The 1937 realignment and the Route 66 commercial peak
Route 66 was originally commissioned in 1926 with a New Mexico routing that ran north-south through Santa Fe and Bernalillo, descending to Albuquerque from the north before heading west toward Gallup and Arizona. The 1937 realignment shifted Route 66 to a direct east-west routing across central Albuquerque along what was then Central Avenue, eliminating the Santa Fe detour and shortening the cross-state distance substantially. The realignment was politically controversial — Santa Fe businesses lost substantial through-traffic — but it created the dense Albuquerque Route 66 corridor that defines the city's Mother Road heritage today.
The 1937-through-1960 commercial peak built out the corridor with hundreds of motor courts, diners, service stations, and tourist-oriented businesses. Albuquerque's combination of a substantial city population (around 40,000 in 1940, growing to 200,000 by 1960) and the cross-country Route 66 traffic flow created a viable economic environment for commercial buildings designed primarily for highway travelers. Most of the surviving Central Avenue Route 66 architecture dates from this 1937-through-1960 window and reflects the era's commercial architecture — neon signage, streamlined moderne and Pueblo Revival facades, and motor-court forms with parking facing the street.

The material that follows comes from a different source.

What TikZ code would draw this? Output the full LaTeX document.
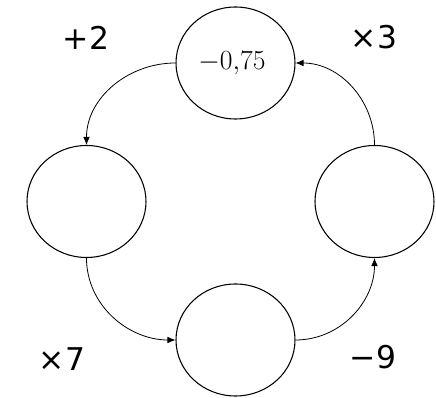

Route 66 was gradually decommissioned starting in the late 1960s as Interstate 40 replaced it across the United States. The Albuquerque I-40 alignment was completed by the late 1970s, running roughly two miles north of Central Avenue and bypassing the historic downtown corridor. The bypass produced predictable economic effects — many motor courts closed or shifted to lower-rent extended-stay uses, several theaters closed, and the corridor's tourist-traffic dependency disappeared. But the urban density of Albuquerque preserved most of the corridor's commercial buildings even as their uses shifted, and substantial preservation efforts beginning in the 1990s have stabilized the surviving Route 66 architecture for ongoing use.